In cationic polymerization, the active chain end carries a positive charge. Initiation requires a strong Lewis acid catalyst such as AlCl₃ or BF₃, often combined with a proton source (a co-initiator like water or HCl). The resulting carbocation attacks the monomer's double bond, propagating the chain.

Cationic polymerization works best with monomers whose substituents can stabilize a positive charge through electron donation — for example, isobutylene (which polymerizes to butyl rubber) and vinyl ethers. The reaction is sensitive to temperature and must often be carried out at very low temperatures (-80 to -100 degC) to control chain length and prevent side reactions.

Anionic Polymerization

Anionic polymerization uses a nucleophilic initiator — typically an organolithium compound like n-butyllithium (n-BuLi) — to generate a carbanion at the chain end. The carbanion attacks the monomer, and the chain grows as long as monomers are available.

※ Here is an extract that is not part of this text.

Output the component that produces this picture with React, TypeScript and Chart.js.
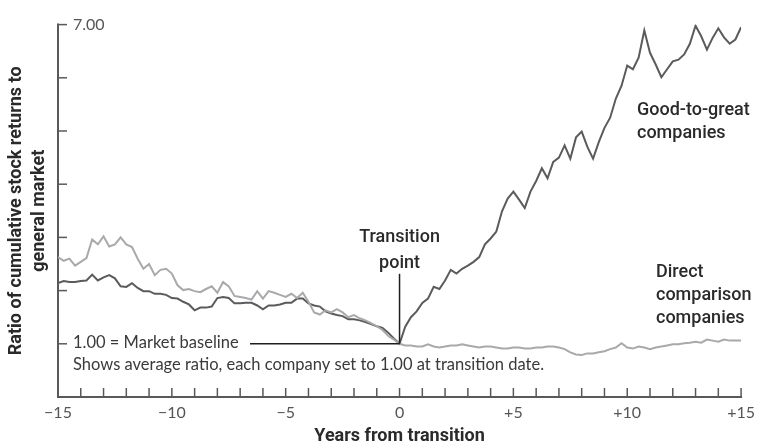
import React, { useEffect, useRef } from "react";
import { Chart, registerables } from "chart.js";

Chart.register(...registerables);

// Ratio of cumulative stock returns to market, quarterly from -15 to +15 years
const goodToGreat = [
  2.14, 2.18, 2.16, 2.16, 2.18, 2.19, 2.30, 2.19, 2.25, 2.29,
  2.23, 2.08, 2.07, 2.14, 2.05, 1.99, 1.99, 1.94, 1.94, 1.92,
  1.86, 1.85, 1.79, 1.74, 1.63, 1.68, 1.68, 1.70, 1.86, 1.88,
  1.86, 1.76, 1.76, 1.77, 1.77, 1.72, 1.65, 1.72, 1.72, 1.74,
  1.77, 1.77, 1.85, 1.85, 1.76, 1.72, 1.70, 1.61, 1.57, 1.54,
  1.52, 1.46, 1.46, 1.44, 1.41, 1.37, 1.33, 1.30, 1.21, 1.10,
  1.00,
  1.32, 1.50, 1.61, 1.77, 1.85, 2.07, 2.03, 2.19, 2.39, 2.32,
  2.41, 2.47, 2.54, 2.63, 2.87, 2.98, 3.11, 3.49, 3.73, 3.86,
  3.71, 3.55, 3.86, 4.06, 4.30, 4.11, 4.42, 4.50, 4.73, 4.48,
  4.88, 4.99, 4.70, 4.48, 4.79, 5.06, 5.25, 5.61, 5.85, 6.23,
  6.16, 6.38, 6.89, 6.47, 6.25, 6.01, 6.16, 6.31, 6.34, 6.44,
  6.64, 6.98, 6.78, 6.53, 6.75, 6.93, 6.76, 6.64, 6.72, 6.95,
];

const directComparison = [
  2.63, 2.56, 2.60, 2.47, 2.54, 2.61, 2.96, 2.87, 3.02, 2.83,
  2.87, 3.00, 2.87, 2.82, 2.60, 2.41, 2.50, 2.29, 2.39, 2.41,
  2.32, 2.10, 2.01, 2.03, 1.99, 1.97, 2.03, 2.08, 1.96, 2.16,
  2.08, 1.90, 1.88, 1.86, 1.83, 1.99, 1.85, 1.99, 1.96, 1.92,
  1.88, 1.94, 1.86, 1.96, 1.79, 1.59, 1.55, 1.63, 1.59, 1.65,
  1.59, 1.50, 1.54, 1.48, 1.44, 1.39, 1.33, 1.26, 1.15, 1.08,
  1.00,
  0.97, 0.97, 0.95, 0.95, 0.99, 0.95, 0.93, 0.95, 0.97, 0.97,
  0.99, 0.97, 0.95, 0.93, 0.95, 0.95, 0.93, 0.91, 0.91, 0.93,
  0.93, 0.91, 0.91, 0.93, 0.93, 0.95, 0.95, 0.93, 0.90, 0.84,
  0.80, 0.79, 0.82, 0.82, 0.84, 0.86, 0.90, 0.93, 1.01, 0.93,
  0.91, 0.95, 0.93, 0.90, 0.93, 0.95, 0.97, 0.99, 0.99, 1.01,
  1.02, 1.04, 1.02, 1.08, 1.06, 1.04, 1.08, 1.06, 1.06, 1.06,
];

// quarterly years from transition
const years = goodToGreat.map((_, i) => -15 + i / 4);

const xTickYears = [-15, -10, -5, 0, 5, 10, 15];
const yTickValues = [1, 2, 3, 4, 5, 6, 7];
const yTopLabel = "7.00";

const AXIS = "#58595b";
const TEXT = "#2a2a2a";

const fmtYear = (v: number) =>
  v < 0 ? "\u2212" + Math.abs(v) : v > 0 ? "+" + v : "0";

const overlay = {
  id: "overlay",
  beforeDatasetsDraw(chart: any) {
    const { ctx, chartArea, scales } = chart;
    const xs = scales.x;
    const ys = scales.y;
    ctx.save();
    ctx.strokeStyle = AXIS;
    ctx.lineWidth = 2;
    ctx.lineCap = "butt";
    ctx.beginPath();
    ctx.moveTo(chartArea.left, ys.getPixelForValue(7) - 1);
    ctx.lineTo(chartArea.left, chartArea.bottom + 1);
    ctx.stroke();
    ctx.beginPath();
    ctx.moveTo(chartArea.left - 1, chartArea.bottom);
    ctx.lineTo(chartArea.right + 1, chartArea.bottom);
    ctx.stroke();
    ctx.lineWidth = 1.5;
    yTickValues.forEach((v) => {
      const y = ys.getPixelForValue(v);
      ctx.beginPath();
      ctx.moveTo(chartArea.left, y);
      ctx.lineTo(chartArea.left + 9, y);
      ctx.stroke();
    });
    for (let t = -14; t <= 15; t++) {
      const x = xs.getPixelForValue(t);
      ctx.beginPath();
      ctx.moveTo(x, chartArea.bottom);
      ctx.lineTo(x, chartArea.bottom - 9);
      ctx.stroke();
    }
    ctx.restore();
  },
  afterDatasetsDraw(chart: any) {
    const { ctx, scales } = chart;
    const xs = scales.x;
    const ys = scales.y;
    const x0 = xs.getPixelForValue(0);
    const y1 = ys.getPixelForValue(1);
    ctx.save();
    ctx.strokeStyle = "#1e1e1e";
    ctx.lineWidth = 1.5;
    ctx.beginPath();
    ctx.moveTo(x0, y1 - 70);
    ctx.lineTo(x0, y1);
    ctx.stroke();
    ctx.beginPath();
    ctx.moveTo(250, y1);
    ctx.lineTo(x0, y1);
    ctx.stroke();

    ctx.fillStyle = TEXT;
    ctx.textBaseline = "middle";
    ctx.font = "500 18px Roboto";
    ctx.textAlign = "center";
    ctx.fillText("Transition", x0, y1 - 106);
    ctx.fillText("point", x0, y1 - 80);

    ctx.textAlign = "left";
    ctx.fillText("Good-to-great", 637, 110);
    ctx.fillText("companies", 637, 133);
    ctx.fillText("Direct", 656, 272);
    ctx.fillText("comparison", 656, 295);
    ctx.fillText("companies", 656, 318);

    ctx.fillStyle = "#3a3a3a";
    ctx.font = "400 16.5px Lato";
    ctx.fillText("1.00 = Market baseline", 73, y1 - 1);
    ctx.fillText(
      "Shows average ratio, each company set to 1.00 at transition date.",
      73,
      y1 + 21
    );
    ctx.restore();
  },
};

export default function App() {
  const ref = useRef<HTMLCanvasElement | null>(null);

  useEffect(() => {
    if (!ref.current) return;
    Chart.defaults.font.family = "Lato";
    const chart = new Chart(ref.current, {
      type: "line",
      data: {
        datasets: [
          {
            label: "Direct comparison companies",
            data: years.map((x, i) => ({ x, y: directComparison[i] })),
            borderColor: "#a7a9ac",
            borderWidth: 2,
            pointRadius: 0,
            tension: 0,
          },
          {
            label: "Good-to-great companies",
            data: years.map((x, i) => ({ x, y: goodToGreat[i] })),
            borderColor: "#5a5b5d",
            borderWidth: 2,
            pointRadius: 0,
            tension: 0,
          },
        ],
      },
      options: {
        animation: false,
        responsive: false,
        devicePixelRatio: 1,
        layout: { padding: { top: 14, right: 15, left: 0, bottom: 0 } },
        plugins: {
          legend: { display: false },
          tooltip: { enabled: false },
        },
        scales: {
          x: {
            type: "linear",
            min: -15,
            max: 15,
            afterFit: (s: any) => {
              s.height = 50;
            },
            afterBuildTicks: (s: any) => {
              s.ticks = xTickYears.map((v) => ({ value: v }));
            },
            grid: { display: false, drawTicks: false },
            border: { display: false },
            ticks: {
              autoSkip: false,
              maxRotation: 0,
              padding: 6,
              color: "#555",
              font: { family: "Lato", size: 16 },
              callback: (v: any) => fmtYear(Number(v)),
            },
            title: {
              display: true,
              text: "Years from transition",
              color: TEXT,
              font: { family: "Roboto", size: 18, weight: "bold" },
              padding: { top: 0, bottom: 0 },
            },
          },
          y: {
            type: "linear",
            min: 0,
            max: 7,
            afterFit: (s: any) => {
              s.width = 58;
            },
            grid: { display: false, drawTicks: false },
            border: { display: false },
            ticks: {
              stepSize: 1,
              mirror: true,
              padding: 15,
              color: "#555",
              font: { family: "Lato", size: 16 },
              callback: (v: any) => (Number(v) === 7 ? yTopLabel : ""),
            },
            title: {
              display: true,
              text: ["Ratio of cumulative stock returns to", "general market"],
              color: TEXT,
              font: { family: "Roboto", size: 18, weight: "bold", lineHeight: 1.28 },
              padding: { top: 5, bottom: 0 },
            },
          },
        },
      },
      plugins: [overlay],
    });
    return () => chart.destroy();
  }, []);

  return (
    <div
      style={{
        position: "fixed",
        left: 0,
        top: 0,
        width: 761,
        height: 447,
        background: "#fff",
      }}
    >
      <canvas ref={ref} width={761} height={447} style={{ width: 761, height: 447 }} />
    </div>
  );
}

A remarkable feature of anionic polymerization is the absence of inherent termination: the chain ends remain "living" (reactive) indefinitely in the absence of impurities. This living polymerization enables precise control over molecular weight and produces polymers with very narrow molecular weight distributions (polydispersity index close to 1.0). Chemists exploit living anionic polymerization to make block copolymers — polymers with two or more distinct segments in each chain — by sequentially adding different monomers.

Styrene and butadiene are common monomers for anionic polymerization. The technique is central to producing styrene-butadiene block copolymers used in shoe soles, adhesives, and high-impact plastics.

Coordination Polymerization

In the 1950s, Karl Ziegler and Giulio Natta discovered that transition-metal catalysts (now called Ziegler-Natta catalysts) could polymerize ethylene and propylene with extraordinary control over the stereochemistry of the resulting chains. Their catalysts — typically TiCl₃ combined with an aluminum alkyl co-catalyst — produce isotactic polypropylene, in which all methyl groups are on the same side of the chain. This regular arrangement allows the polymer to crystallize, giving it the stiffness and heat resistance needed for automotive parts, food containers, and textiles.

Ziegler and Natta shared the 1963 Nobel Prize in Chemistry for this breakthrough, which transformed polypropylene from a laboratory curiosity into one of the world's most important plastics.

Controlled Radical Polymerization

Traditional free radical polymerization produces polymers with broad molecular weight distributions (PDI of 1.5-2.0) because initiation, propagation, and termination occur simultaneously. In the 1990s, several controlled radical polymerization (CRP) techniques were developed that combine the versatility of radical chemistry with the precision of living polymerization:

  • ATRP (Atom Transfer Radical Polymerization) — uses a transition-metal catalyst (typically copper) to establish a rapid equilibrium between dormant and active chain ends, reducing the concentration of active radicals and suppressing termination.
  • RAFT (Reversible Addition-Fragmentation Chain Transfer) — employs a chain transfer agent (usually a dithioester or trithiocarbonate) to mediate exchange between growing chains.
  • NMP (Nitroxide-Mediated Polymerization) — uses a stable nitroxide radical (like TEMPO) as a reversible capping agent.

These techniques produce polymers with narrow PDIs (1.05-1.3) and well-defined architectures — block copolymers, star polymers, and gradient copolymers — that are essential for drug delivery nanoparticles, advanced coatings, and self-assembling materials.

Industrial Significance

Addition polymerization accounts for the majority of global plastic production. Polyethylene alone — produced through both free radical and coordination processes — represents roughly one-quarter of all plastics made each year. The ability to fine-tune chain length, branching, and stereochemistry through choice of initiator, catalyst, temperature, and pressure gives chemists enormous control over the final material's properties.